Radical regulation changes will be the subject of heated debate during crucial F1 meetings in Geneva on Tuesday.
A meeting of the F1 Strategy Group - comprising of six teams plus Bernie Ecclestone and FIA president Jean Todt - will take place this morning in an attempt to agree on a way forward with the 2017 regulations. That will be followed by a meeting of the F1 Commission - involving all teams and F1's key stakeholders - where a vote will take place over whether to introduce the changes.
F1 had been pushing ahead with plans to introduce faster and more aggressive-looking cars in 2017, but concerns from Mercedes regarding Pirelli's ability to cope with increased loads led to a watering down of the proposals in January. However, the teams could not agree on which direction to take, with today's meetings the last realistic chance to reach a resolution.

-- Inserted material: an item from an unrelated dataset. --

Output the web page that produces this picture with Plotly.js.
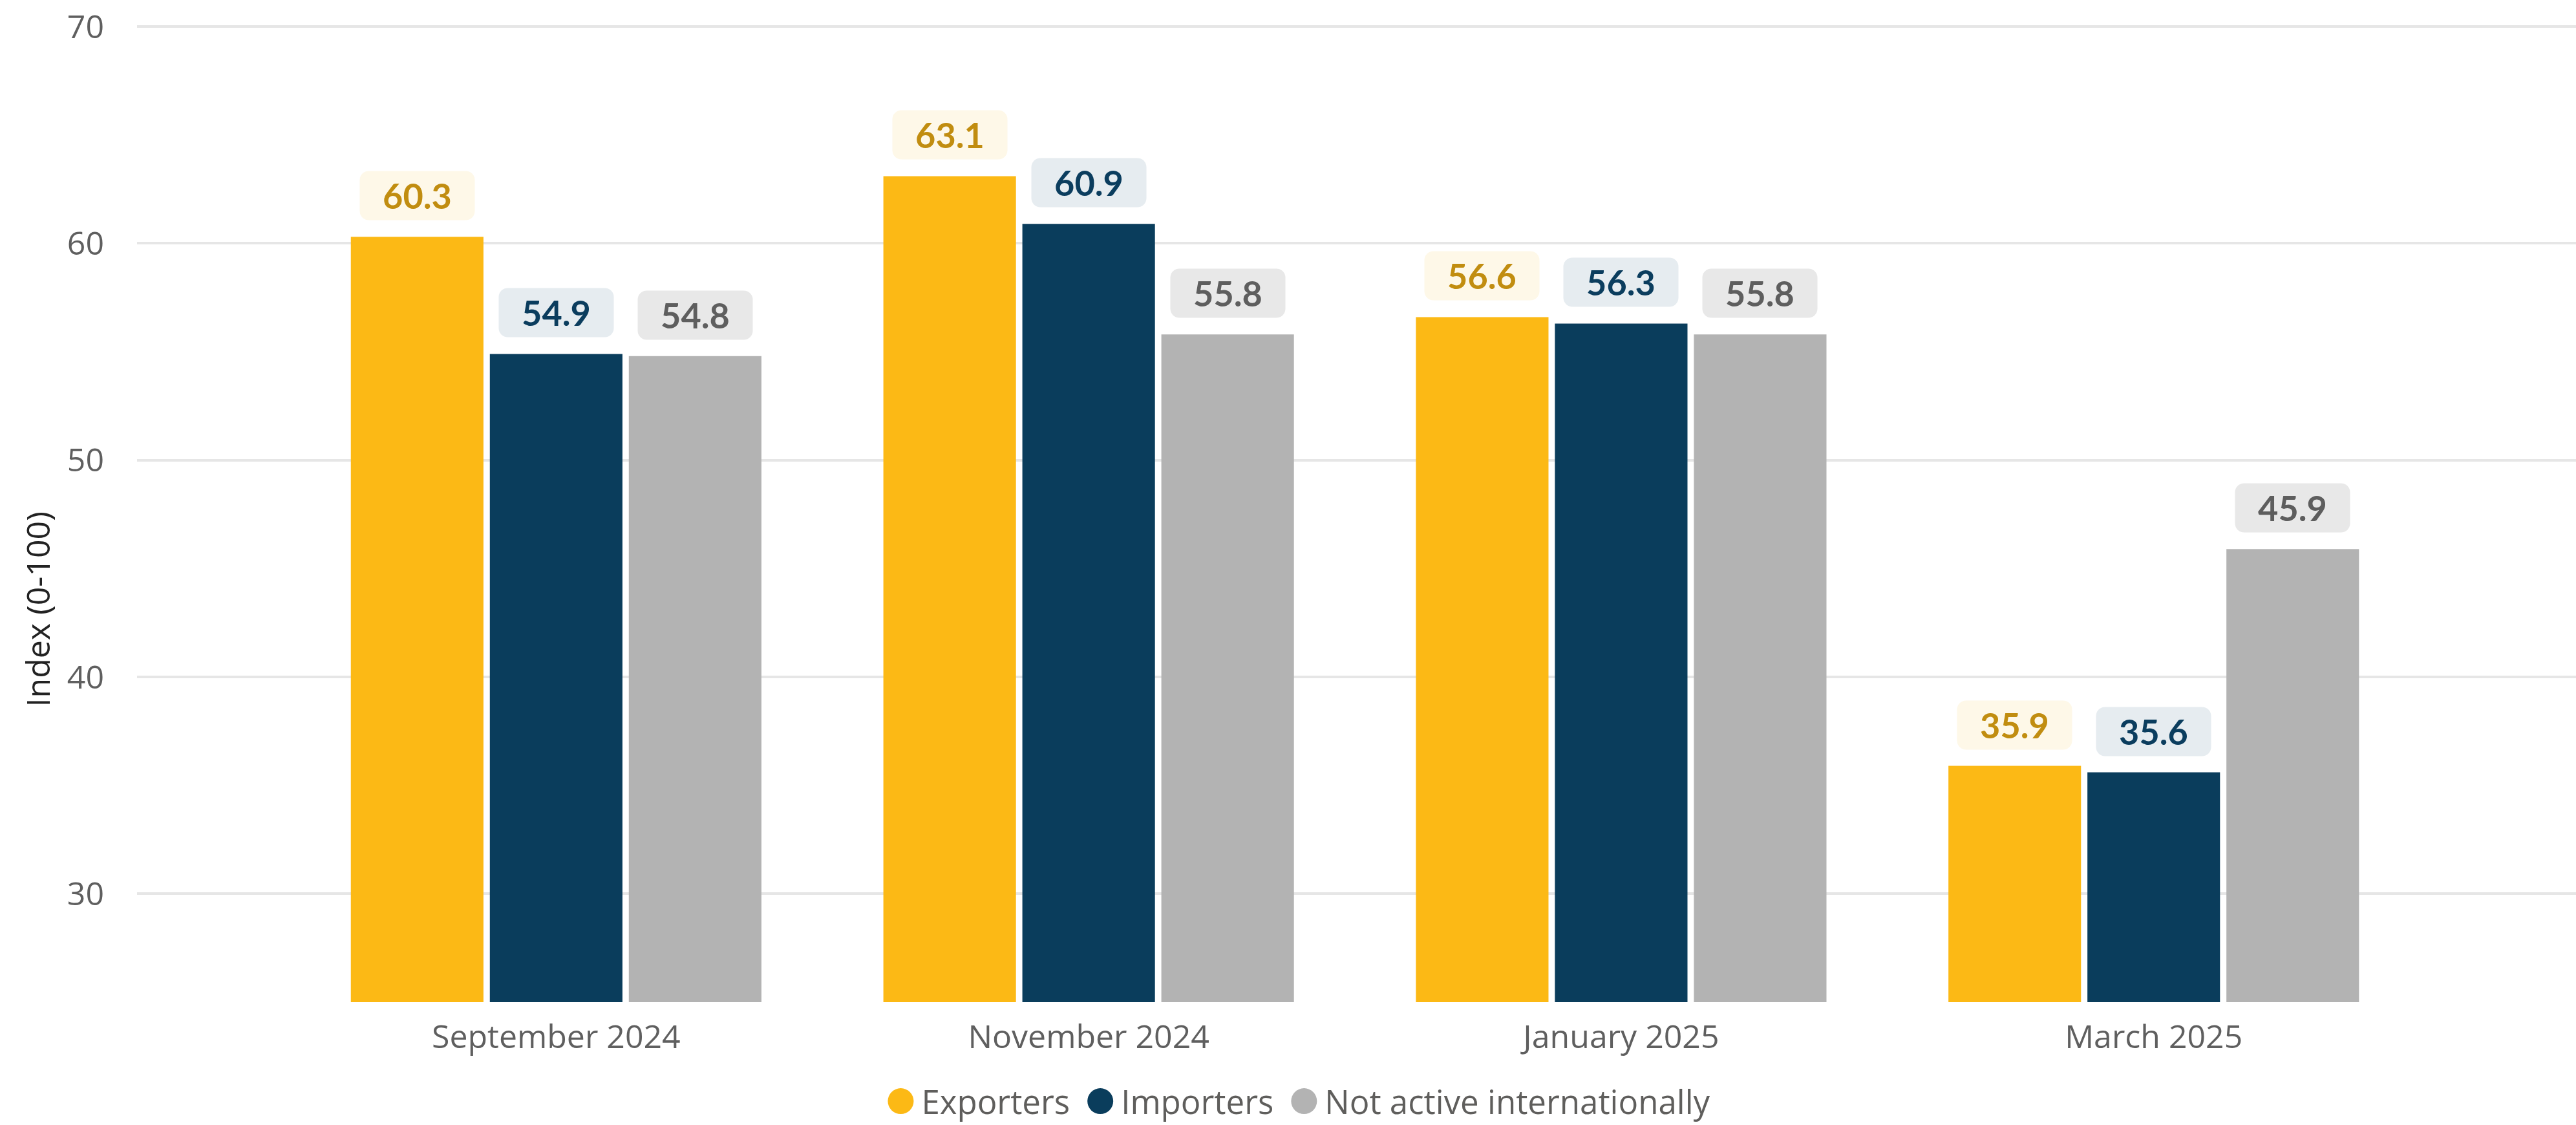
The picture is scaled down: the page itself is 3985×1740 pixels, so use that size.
<!DOCTYPE html>
<html>
<head>
<meta charset="utf-8">
<script src="https://cdn.plot.ly/plotly-3.0.1.min.js"></script>
<style>
  html, body { margin: 0; padding: 0; background: #ffffff; }
  #chart { width: 3985px; height: 1740px; }
</style>
</head>
<body>
<div id="chart"></div>
<script>
// ---- Data ----
const categories = ["September 2024", "November 2024", "January 2025", "March 2025"];
const seriesNames = ["Exporters", "Importers", "Not active internationally"];
const exporters = [60.3, 63.1, 56.6, 35.9];
const importers = [54.9, 60.9, 56.3, 35.6];
const notActive = [54.8, 55.8, 55.8, 45.9];
const yTicks = [30, 40, 50, 60, 70];
const yAxisTitle = "Index (0-100)";

// ---- Styles ----
const barColors = ["#FCB915", "#0A3D5C", "#B3B3B3"];
const labelText = ["#C18D10", "#0B3D5E", "#5E5E5E"];
const labelBg = ["#FEF8E8", "#E6ECF0", "#E8E8E8"];
const seriesValues = [exporters, importers, notActive];
const bargap = 0.217;
const bargroupgap = 0.046;
const slot = (1 - bargap) / 3;

const tickFont = { family: "Open Sans, sans-serif", size: 50, color: "#5F5F5F" };

const traces = [];
seriesValues.forEach((vals, j) => {
  traces.push({
    type: "bar",
    name: seriesNames[j],
    x: categories,
    y: vals,
    marker: { color: barColors[j], line: { width: 0 } },
    showlegend: false,
    hoverinfo: "skip"
  });
});
// legend-only circle entries
seriesNames.forEach((n, j) => {
  traces.push({
    type: "scatter",
    mode: "markers",
    name: n,
    x: [null],
    y: [null],
    marker: { color: barColors[j], size: 16, symbol: "circle" },
    showlegend: true,
    hoverinfo: "skip"
  });
});

const annotations = [];
seriesValues.forEach((vals, j) => {
  vals.forEach((v, i) => {
    annotations.push({
      xref: "x", yref: "y",
      x: i + (j - 1) * slot,
      y: v,
      yanchor: "bottom",
      xanchor: "center",
      yshift: 25,
      showarrow: false,
      text: "<b>" + v.toFixed(1) + "</b>",
      font: { family: "Lato, sans-serif", size: 54, color: labelText[j] },
      bgcolor: labelBg[j],
      borderpad: 0,
      width: 177,
      height: 75,
      valign: "middle",
      align: "center"
    });
  });
});
annotations.push({
  xref: "paper", yref: "paper",
  x: -0.0408, y: 0.40,
  xanchor: "center", yanchor: "middle",
  textangle: -90,
  showarrow: false,
  text: yAxisTitle,
  font: { family: "Open Sans, sans-serif", size: 50, color: "#222222" }
});

const layout = {
  width: 3985,
  height: 1740,
  paper_bgcolor: "#ffffff",
  plot_bgcolor: "#ffffff",
  margin: { l: 212, r: 0, t: 31, b: 190, pad: 0 },
  barmode: "group",
  bargap: bargap,
  bargroupgap: bargroupgap,
  showlegend: true,
  legend: {
    orientation: "h",
    xref: "container", yref: "container",
    x: 0.505, xanchor: "center",
    y: 0.021, yanchor: "middle",
    font: { family: "Open Sans, sans-serif", size: 51, color: "#5F5E5C" },
    itemclick: false, itemdoubleclick: false,
    tracegroupgap: 0
  },
  xaxis: {
    type: "category",
    range: [-0.787, 3.793],
    showgrid: false,
    zeroline: false,
    showline: false,
    ticks: "",
    ticklabelstandoff: 20,
    tickfont: tickFont,
    fixedrange: true
  },
  yaxis: {
    range: [25, 70.3],
    tickvals: yTicks,
    ticktext: yTicks.map(String),
    showgrid: true,
    gridcolor: "#E6E6E6",
    gridwidth: 4,
    zeroline: false,
    showline: false,
    ticks: "",
    ticklabelstandoff: 50,
    tickfont: tickFont,
    fixedrange: true
  },
  annotations: annotations
};

function parseTranslate(t) {
  const m = /translate\(\s*([-\d.e]+)[ ,]+([-\d.e]+)\s*\)/.exec(t || "");
  return m ? [parseFloat(m[1]), parseFloat(m[2])] : [0, 0];
}

Plotly.newPlot("chart", traces, layout, { displayModeBar: false, staticPlot: true }).then(() => {
  document.querySelectorAll(".annotation-text-g rect.bg").forEach(r => {
    r.setAttribute("rx", 14);
    r.setAttribute("ry", 14);
  });
  // remove legend clipping
  document.querySelectorAll(".legend .scrollbox").forEach(s => s.removeAttribute("clip-path"));
  document.querySelectorAll(".legend").forEach(s => s.removeAttribute("clip-path"));
  const items = Array.from(document.querySelectorAll(".legend .traces"));
  const textGap = 12, itemExtra = 22;
  const perItem = textGap + itemExtra;
  const centerOffset = -(perItem * (items.length - 1) + textGap) / 2;
  items.forEach((g, i) => {
    const [x, y] = parseTranslate(g.getAttribute("transform"));
    g.setAttribute("transform", "translate(" + (x + i * perItem + centerOffset) + "," + y + ")");
    const pts = g.querySelectorAll(".legendpoints path");
    pts.forEach(p => p.setAttribute("d", "M20,0A20,20 0 1,1 -20,0A20,20 0 1,1 20,0Z"));
    const txt = g.querySelector("text.legendtext");
    if (txt) {
      const tx = parseFloat(txt.getAttribute("x") || "0");
      txt.setAttribute("x", tx + textGap);
    }
  });
});
</script>
</body>
</html>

Should an agreement not be reached in Geneva today, any new changes to the regulations would require the unanimous agreement of all the teams, and as Red Bull team principal Christian Horner put it: "You might as well forget it."
Red Bull still wants to see radically increased downforce levels which will lower lap times by up to five seconds, with Horner saying Pirelli should not be used as a scapegoat because the tyre manufacturer says it can deliver a suitable tyre once the regulations are finalised and if given adequate testing allowances.
Mercedes, on the other hand, is wary of making sweeping changes which could have a negative impact on the racing.
"Certainly a very exciting day," Toto Wolff said. "Well timed to do it on the same day as the tests because we have so many tests then we can do it on the same day! We are not against the rule change. I think Formula One needs to be exciting and if we were to change the cars to a more exciting way of looking, generate more downforce, wider tyres, wider track, that is something we're very excited for and we are certainly up for the challenge.
"What we mustn't forget though is it is an overall package. I think in the discussion we had with Pirelli - which is our partner so we stick to our partner and we try to make them progress and they are trying to give us the best product for the show - that just needs to fit, and our opinion is just bolting on 50% more aero downforce can be detrimental for Formula One.
"It can be difficult for the tyre manufacturer to cope with. It's like saying to an engine manufacturer 'please deliver 2000hp'. The answer would be 'it's not feasible'. So do we want to ask Pirelli for something that's not feasible? We think it should be in discussion with them. That's one [point].
"Two is that we have worked on the current rules for a long time and while we can criticise them and say they're not good enough and a team is dominating, but the truth is overtaking is pretty good. Is it because of DRS? We wouldn't want to throw all of that away just because we want to roll the dice, and rolling the dice just means putting more downforce on and then hope there is good overtaking.
"G is not something that is visible to the spectator. It is certainly very visible and very hard for the driver and that is something we need to achieve but I wouldn't set it as the primary objective in order to increase the attention of the fan."
As well as changes to the technical regulations, significant changes to the sporting side of matters are also set to be debated.
"I'm sure on the agenda will come - if there is the discussion - a movement on qualifying," Horner said. "Theoretically if you start the fastest cars from the front of the grid it's logic that they should move away from the front of the field unless other strategies are at play.
"I think one of the things that will be tabled will be something that I think Bernie [Ecclestone] is quite keen on, which is reversing the top ten. Therefore having points for qualifying to encourage drivers to push on a Saturday and then encourage then to obviously race on a Sunday. I'm sure it will get discussed. Whether that will get agreed or not, I really don't know."
Ecclestone described the sport as "the worst it has ever been" on Monday, with both Horner and McLaren racing director Eric Boullier saying they understand Ecclestone's frustrations. Those frustrations are likely to grow if an agreement is not reached on Tuesday.